Joaquin Phoenix is one of five kids born to Children Of God missionaries. The family led a nomadic lifestyle, and the children were schooled at home, tapping into their creative talents. Joaquin's older brother River had a well-established acting career when he tragically died of a drug overdose in 1993. Joaquin was thrust into the limelight with his brilliant portrayal of the Roman emperor Commodus in Ridley Scott's blockbuster, Gladiator - his latest film is M Night Shyamalan's The Village, a tale of monsters in the night...
This is your second film with M Night Shyamalan. What do you like about his work?
He creates this very intense atmosphere and gets to the heart of a lot of human fears and weaknesses. There's always this sense of foreboding and paranoia at work, like when your worst feelings and suspicions get the better of you. He's really a master at manipulating our heads. The story put me on edge, I can say that much.

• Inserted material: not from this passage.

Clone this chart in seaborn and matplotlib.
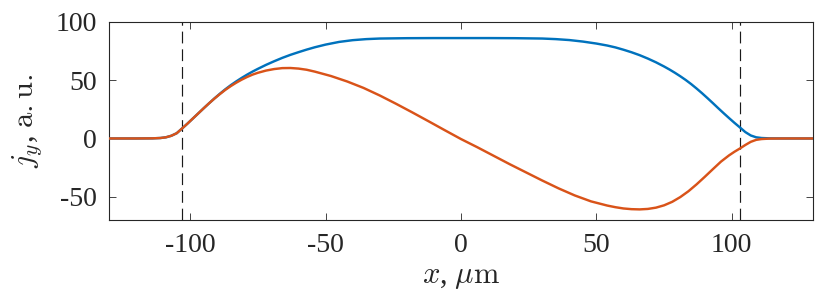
import numpy as np
import pandas as pd
import matplotlib
matplotlib.use("Agg")
import matplotlib.pyplot as plt
import seaborn as sns

# ---- data ----
x_blue = [-130, -120, -114, -111, -109, -107, -105, -103, -101, -99, -97, -95, -93, -91, -89, -87, -85,
          -83, -81, -79, -77, -75, -72, -69, -66, -63, -60, -57, -54, -50, -45, -40, -35, -30, -20, -10, 0,
          10, 20, 30, 35, 40, 45, 50, 54, 57, 60, 63, 66, 69, 72, 75, 77, 79, 81, 83, 85, 87,
          89, 91, 93, 95, 97, 99, 101, 103, 105, 107, 109, 111, 114, 120, 130]
y_blue = [0, 0, 0.1, 0.4, 1.0, 2.3, 4.5, 8.6, 12.8, 17.2, 21.6, 26.0, 30.3, 34.5, 38.5, 42.3, 45.8,
          49.0, 52.0, 54.8, 57.4, 59.8, 63.2, 66.3, 69.2, 71.8, 74.1, 76.3, 78.3, 80.6, 82.9, 84.4, 85.3, 85.8, 86.1, 86.2, 86.2,
          86.2, 86.1, 85.8, 85.3, 84.5, 83.2, 81.5, 79.8, 78.2, 76.2, 74.0, 71.5, 68.6, 65.4, 61.8, 59.2, 56.4, 53.4, 50.2, 46.7, 42.9,
          38.9, 34.7, 30.4, 26.0, 21.7, 17.5, 13.4, 9.5, 5.5, 2.6, 1.0, 0.4, 0.1, 0, 0]

x_orange = [-130, -120, -114, -111, -109, -107, -105, -103, -101, -99, -97, -95, -93, -91, -89, -87, -85,
            -83, -81, -79, -77, -75, -72, -69, -66, -63, -60, -57, -54, -48, -42, -36, -30, -24, -18, -12, -6, 0,
            6, 12, 18, 24, 30, 36, 42, 48, 54, 57, 60, 63, 66, 69, 72, 75, 78, 81, 84, 87, 90, 93, 96,
            99, 101, 103, 105, 107, 109, 111, 114, 120, 130]
y_orange = [0, 0, 0.1, 0.4, 1.0, 2.3, 4.5, 8.6, 12.8, 17.2, 21.6, 26.0, 30.3, 34.4, 38.2, 41.8, 45.0,
            47.9, 50.5, 52.8, 54.8, 56.4, 58.3, 59.6, 60.4, 60.5, 60.0, 59.0, 57.4, 53.6, 48.9, 43.4, 36.9, 29.8, 22.4, 14.8, 7.1, -0.5,
            -7.5, -14.8, -22.1, -29.1, -36.1, -42.8, -48.9, -54.0, -57.6, -59.0, -60.1, -60.7, -60.9, -60.5, -59.4, -57.4, -54.4, -50.3, -45.3, -39.4, -33.0, -26.4, -19.9,
            -14.5, -11.4, -8.6, -5.6, -2.9, -1.2, -0.5, -0.1, 0, 0]

boundaries = [-103, 103]
x_ticks = [-100, -50, 0, 50, 100]
y_ticks = [-50, 0, 50, 100]

df = pd.concat([
    pd.DataFrame({"x": x_blue, "j": y_blue, "s": "a"}),
    pd.DataFrame({"x": x_orange, "j": y_orange, "s": "b"}),
], ignore_index=True)

sns.set_style("ticks")
plt.rcParams["font.family"] = ["Liberation Serif", "DejaVu Serif"]
plt.rcParams["mathtext.fontset"] = "cm"
plt.rcParams["axes.unicode_minus"] = False

fig = plt.figure(figsize=(8.30, 2.96), dpi=100)
ax = fig.add_axes([109 / 830, 1 - 220 / 296, (813 - 109) / 830, (220 - 22) / 296])

for b in boundaries:
    ax.axvline(b, color="#1a1a1a", lw=0.85, linestyle=(0, (10, 5)), zorder=1)

sns.lineplot(data=df, x="x", y="j", hue="s", palette=["#0072BD", "#D95319"],
             linewidth=1.75, legend=False, ax=ax, sort=False, zorder=3)

ax.set_xlim(-130, 130)
ax.set_ylim(-70, 100)
ax.set_xticks(x_ticks)
ax.set_yticks(y_ticks)
ax.set_xticklabels([str(t) for t in x_ticks])
ax.set_yticklabels([str(t) for t in y_ticks])

ax.tick_params(direction="in", length=5, width=0.6, colors="#262626",
               labelsize=20, top=True, right=True, pad=9)
for sp in ax.spines.values():
    sp.set_visible(True)
    sp.set_color("#262626")
    sp.set_linewidth(0.8)

ax.set_xlabel(r"$x$, $\mu\mathrm{m}$", fontsize=22, color="#262626", labelpad=3)
ax.set_ylabel(r"$j_y$, $\mathrm{a.u.}$", fontsize=22, color="#262626", labelpad=8)

fig.savefig("out.png", dpi=100)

You've been known to get heavily involved with your characters while shooting a movie. Did this happen on the set of The Village?
No. I think if I had started acting like my character, everyone on the set would have run away screaming. There was enough tension to go around.
Did you bond with your fellow actors in the same way that there's a bond between the villagers?
We spent some time at this Girl Scout camp, where we ate together and lived in tents and things like that. We learned how to weave, make pottery, and get the feeling of a self-sustaining community. It was pretty interesting, although I kind of come from a background where living close to the earth was always the ideal. So it felt almost like going back to my family roots in some way.
Your family worked as missionaries and then as street musicians. Did that give you an outsider's way of looking at the world?
You never feel that way while you're living that kind of life, because it's the only thing you know. As a child, I knew that my family was trying to live differently from other people. They were trying to raise us with different kind of values - getting away from what they saw as a highly materialistic and corrupt culture. I grew up with a sense that you can live more openly and honestly than in the traditional sense. It was an incredible experience... Maybe I still see myself as being different from other people in the sense that I see the world from a more critical perspective. But I don't like to be judgemental.
In your work, you're often playing oddballs, villains or sociopaths. Are you drawn to those roles, or is that what you tend to be offered?
[Laughs.] I get a lot of scripts wanting to take advantage of the drooling psychopath side of me! I don't mind playing a villain, because often the bad guy is much more interesting to play than the hero. But I had a pretty interesting role as the good Priest in Quills, where Michael Caine was the drooling villain, and my character in Buffalo Soldiers was a pretty cool kind of anti-hero. I don't really have a fixed idea of what I want to do. I'm obviously not the standard leading-man type, so I'm always going to be playing characters who are against the mainstream. I also like having the kind of profile where I can play darker kinds of characters, because the emotional pitch to those roles is usually much higher. I'm happy with that. I'm not looking to become the next Harrison Ford or Clark Gable.
Your image is fairly controversial. Are you as much of an oddball as the media likes to portray you as being?
I don't do anything particular to foster any kind of perception of myself other than just being myself. I'm usually pretty nervous before I go on talk shows and so sometimes I think people might have thought, 'Hey, this Phoenix guy is kind of weird!' But I'm more relaxed now about giving interviews and I try not to make any sarcastic comments, which might be given the wrong interpretation unless you were sitting there talking to me. I have a kind of cynical sense of humour and so that's probably one thing about me people would notice and might throw some people off if they didn't know me that well.
Your family moved around a lot when you were growing up. Does the actor's lifestyle suit you in that sense?
I think there is a certain kind of nomadic behaviour that actors like myself enjoy indulging in. There's this tremendous euphoria about being on the road a lot, living out of hotel rooms, meeting a lot of different people in cities where you don't know anyone. I love that sensation of not being tied down anywhere and just being in the frame of mind where I feel like I'm constantly exploring the world. One of the great gifts my parents gave to me is the freedom to live and be who I want to be. Sometimes that freedom can be dangerous if you don't know who you are or what you want... but even then it's an interesting kind of freedom, because you're constantly speculating about what you want from life and who you think you should be and who, when you take a hard look at yourself, you really are. So there's this curious kind of tension in the way I live and being an actor definitely is as strange and unstable a way of living you can find.